The right design question is where the complexity should live. Sometimes it belongs in better sensors. Sometimes it belongs in learned models. Sometimes it belongs in maps, fixtures, operator interfaces, or safer fallback behavior. The strongest systems do not romanticize perception as a single magic module. They distribute responsibility across hardware, software, environment, and operations.
The Discipline Of Knowing When Not To Act
The most important perception output may be uncertainty. A robot that can say, in effect, “I do not know enough to continue,” is easier to trust than a robot that always converts weak evidence into action. Uncertainty can trigger a slower speed, a different viewpoint, a second sensor check, a human review, or a safe stop. It can also tell engineers where the system needs better data.
This is where perception connects directly to safety and autonomy. A robot that sees poorly but behaves conservatively may still be useful inside a narrow envelope. A robot that sees impressively but acts as if every estimate is certain can become dangerous. For physical systems, the ability to hesitate is not a lack of intelligence. It is part of intelligence.
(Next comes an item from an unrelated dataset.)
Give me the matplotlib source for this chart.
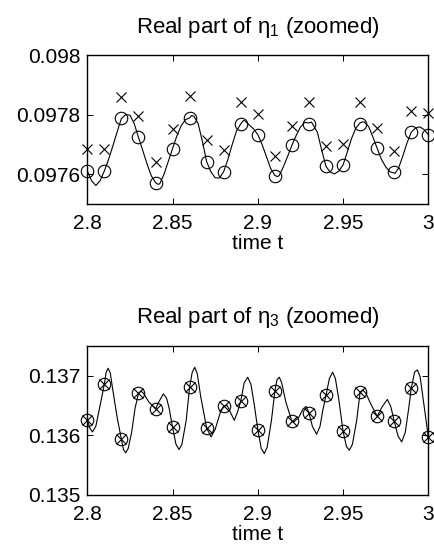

Robot perception is therefore not only computer vision attached to wheels or arms. It is the craft of turning imperfect measurements into action-ready beliefs, then wrapping those beliefs in enough caution that the robot can work without pretending the world is cleaner than it is. When that craft is done well, the robot seems calm. It moves through clutter without drama, grasps without crushing, stops before trouble, and asks for help before a guess becomes damage. The quietness is the point. Perception has succeeded when the rest of the robot can stop fighting the room and start doing the job.